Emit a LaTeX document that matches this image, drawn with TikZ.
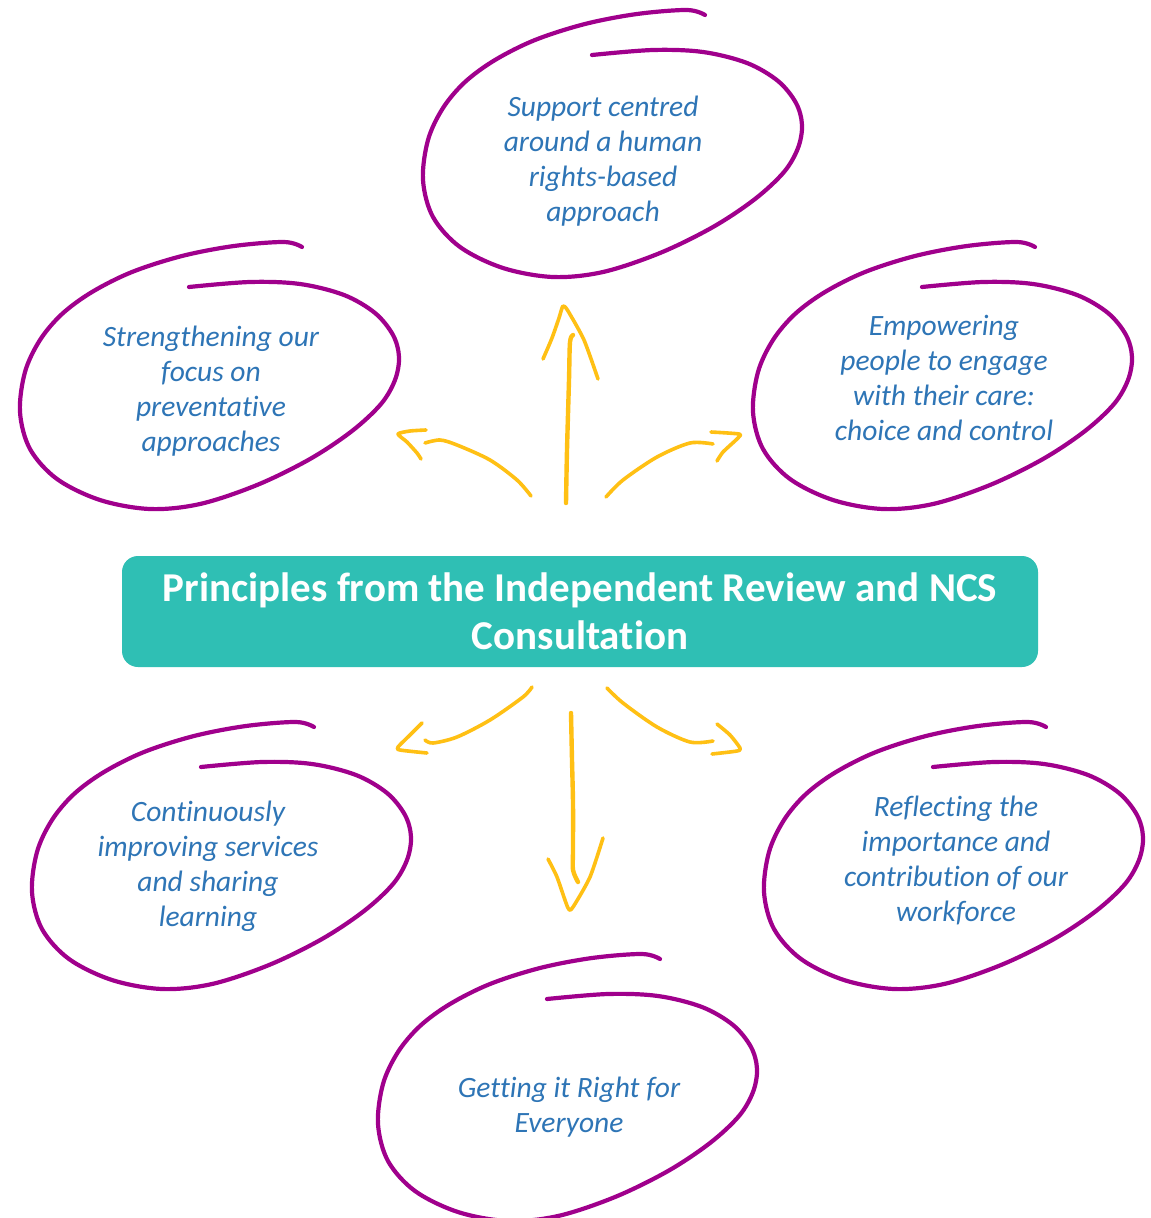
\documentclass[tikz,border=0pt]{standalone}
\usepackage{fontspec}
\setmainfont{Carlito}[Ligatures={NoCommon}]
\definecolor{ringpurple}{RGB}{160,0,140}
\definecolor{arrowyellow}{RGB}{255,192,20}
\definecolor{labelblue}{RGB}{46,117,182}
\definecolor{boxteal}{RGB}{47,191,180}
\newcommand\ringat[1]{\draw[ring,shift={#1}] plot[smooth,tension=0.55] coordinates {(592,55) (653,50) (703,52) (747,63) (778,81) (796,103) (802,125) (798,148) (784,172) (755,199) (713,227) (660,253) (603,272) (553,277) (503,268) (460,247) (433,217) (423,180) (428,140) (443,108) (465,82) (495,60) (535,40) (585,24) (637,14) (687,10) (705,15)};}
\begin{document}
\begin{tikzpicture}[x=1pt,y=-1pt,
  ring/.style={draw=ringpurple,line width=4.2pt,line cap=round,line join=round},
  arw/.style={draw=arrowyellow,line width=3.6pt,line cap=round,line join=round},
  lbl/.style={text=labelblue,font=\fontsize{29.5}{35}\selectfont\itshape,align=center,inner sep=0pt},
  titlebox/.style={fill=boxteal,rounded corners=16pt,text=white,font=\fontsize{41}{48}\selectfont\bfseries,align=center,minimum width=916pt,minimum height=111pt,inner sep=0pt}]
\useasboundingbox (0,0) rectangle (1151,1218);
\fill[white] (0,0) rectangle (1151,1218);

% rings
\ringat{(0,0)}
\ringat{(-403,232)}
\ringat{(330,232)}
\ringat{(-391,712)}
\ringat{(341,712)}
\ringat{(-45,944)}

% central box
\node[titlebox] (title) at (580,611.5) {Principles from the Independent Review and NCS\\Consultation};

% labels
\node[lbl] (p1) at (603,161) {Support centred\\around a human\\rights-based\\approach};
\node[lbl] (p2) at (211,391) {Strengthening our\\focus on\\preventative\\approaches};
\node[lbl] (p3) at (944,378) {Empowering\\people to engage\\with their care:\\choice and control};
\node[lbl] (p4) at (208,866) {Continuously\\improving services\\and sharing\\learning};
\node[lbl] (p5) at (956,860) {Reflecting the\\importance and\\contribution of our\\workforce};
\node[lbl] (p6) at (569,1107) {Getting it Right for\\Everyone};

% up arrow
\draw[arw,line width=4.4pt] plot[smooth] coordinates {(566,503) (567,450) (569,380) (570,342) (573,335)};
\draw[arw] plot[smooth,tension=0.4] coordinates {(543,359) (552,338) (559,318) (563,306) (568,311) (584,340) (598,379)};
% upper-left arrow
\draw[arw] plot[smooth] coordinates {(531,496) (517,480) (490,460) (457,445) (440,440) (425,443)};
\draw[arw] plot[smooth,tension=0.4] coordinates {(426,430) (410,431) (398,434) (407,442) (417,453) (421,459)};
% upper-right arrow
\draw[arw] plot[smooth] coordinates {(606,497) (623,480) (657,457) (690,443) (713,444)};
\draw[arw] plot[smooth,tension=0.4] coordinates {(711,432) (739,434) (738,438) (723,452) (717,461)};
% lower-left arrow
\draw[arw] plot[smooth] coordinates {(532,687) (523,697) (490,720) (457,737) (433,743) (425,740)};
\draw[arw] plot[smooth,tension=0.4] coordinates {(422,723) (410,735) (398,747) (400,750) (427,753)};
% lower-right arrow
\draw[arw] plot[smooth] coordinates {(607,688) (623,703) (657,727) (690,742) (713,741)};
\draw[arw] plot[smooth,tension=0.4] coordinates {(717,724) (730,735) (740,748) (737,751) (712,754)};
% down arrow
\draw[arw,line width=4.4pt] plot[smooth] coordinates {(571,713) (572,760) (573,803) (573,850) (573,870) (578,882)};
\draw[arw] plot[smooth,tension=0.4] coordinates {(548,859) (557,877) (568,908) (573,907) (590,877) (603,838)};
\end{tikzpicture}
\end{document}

○ ○ ○ ○

_EXERCISE INSTRUCTIONS_:
Repeat all of the data above word for word, minus the pictures.

_RESPONSE TO THIS EXERCISE_:
Emit a LaTeX document that matches this image, drawn with TikZ.
\documentclass[tikz,border=0pt]{standalone}
\usepackage{fontspec}
\setmainfont{Carlito}[Ligatures={NoCommon}]
\definecolor{ringpurple}{RGB}{160,0,140}
\definecolor{arrowyellow}{RGB}{255,192,20}
\definecolor{labelblue}{RGB}{46,117,182}
\definecolor{boxteal}{RGB}{47,191,180}
\newcommand\ringat[1]{\draw[ring,shift={#1}] plot[smooth,tension=0.55] coordinates {(592,55) (653,50) (703,52) (747,63) (778,81) (796,103) (802,125) (798,148) (784,172) (755,199) (713,227) (660,253) (603,272) (553,277) (503,268) (460,247) (433,217) (423,180) (428,140) (443,108) (465,82) (495,60) (535,40) (585,24) (637,14) (687,10) (705,15)};}
\begin{document}
\begin{tikzpicture}[x=1pt,y=-1pt,
  ring/.style={draw=ringpurple,line width=4.2pt,line cap=round,line join=round},
  arw/.style={draw=arrowyellow,line width=3.6pt,line cap=round,line join=round},
  lbl/.style={text=labelblue,font=\fontsize{29.5}{35}\selectfont\itshape,align=center,inner sep=0pt},
  titlebox/.style={fill=boxteal,rounded corners=16pt,text=white,font=\fontsize{41}{48}\selectfont\bfseries,align=center,minimum width=916pt,minimum height=111pt,inner sep=0pt}]
\useasboundingbox (0,0) rectangle (1151,1218);
\fill[white] (0,0) rectangle (1151,1218);

% rings
\ringat{(0,0)}
\ringat{(-403,232)}
\ringat{(330,232)}
\ringat{(-391,712)}
\ringat{(341,712)}
\ringat{(-45,944)}

% central box
\node[titlebox] (title) at (580,611.5) {Principles from the Independent Review and NCS\\Consultation};

% labels
\node[lbl] (p1) at (603,161) {Support centred\\around a human\\rights-based\\approach};
\node[lbl] (p2) at (211,391) {Strengthening our\\focus on\\preventative\\approaches};
\node[lbl] (p3) at (944,378) {Empowering\\people to engage\\with their care:\\choice and control};
\node[lbl] (p4) at (208,866) {Continuously\\improving services\\and sharing\\learning};
\node[lbl] (p5) at (956,860) {Reflecting the\\importance and\\contribution of our\\workforce};
\node[lbl] (p6) at (569,1107) {Getting it Right for\\Everyone};

% up arrow
\draw[arw,line width=4.4pt] plot[smooth] coordinates {(566,503) (567,450) (569,380) (570,342) (573,335)};
\draw[arw] plot[smooth,tension=0.4] coordinates {(543,359) (552,338) (559,318) (563,306) (568,311) (584,340) (598,379)};
% upper-left arrow
\draw[arw] plot[smooth] coordinates {(531,496) (517,480) (490,460) (457,445) (440,440) (425,443)};
\draw[arw] plot[smooth,tension=0.4] coordinates {(426,430) (410,431) (398,434) (407,442) (417,453) (421,459)};
% upper-right arrow
\draw[arw] plot[smooth] coordinates {(606,497) (623,480) (657,457) (690,443) (713,444)};
\draw[arw] plot[smooth,tension=0.4] coordinates {(711,432) (739,434) (738,438) (723,452) (717,461)};
% lower-left arrow
\draw[arw] plot[smooth] coordinates {(532,687) (523,697) (490,720) (457,737) (433,743) (425,740)};
\draw[arw] plot[smooth,tension=0.4] coordinates {(422,723) (410,735) (398,747) (400,750) (427,753)};
% lower-right arrow
\draw[arw] plot[smooth] coordinates {(607,688) (623,703) (657,727) (690,742) (713,741)};
\draw[arw] plot[smooth,tension=0.4] coordinates {(717,724) (730,735) (740,748) (737,751) (712,754)};
% down arrow
\draw[arw,line width=4.4pt] plot[smooth] coordinates {(571,713) (572,760) (573,803) (573,850) (573,870) (578,882)};
\draw[arw] plot[smooth,tension=0.4] coordinates {(548,859) (557,877) (568,908) (573,907) (590,877) (603,838)};
\end{tikzpicture}
\end{document}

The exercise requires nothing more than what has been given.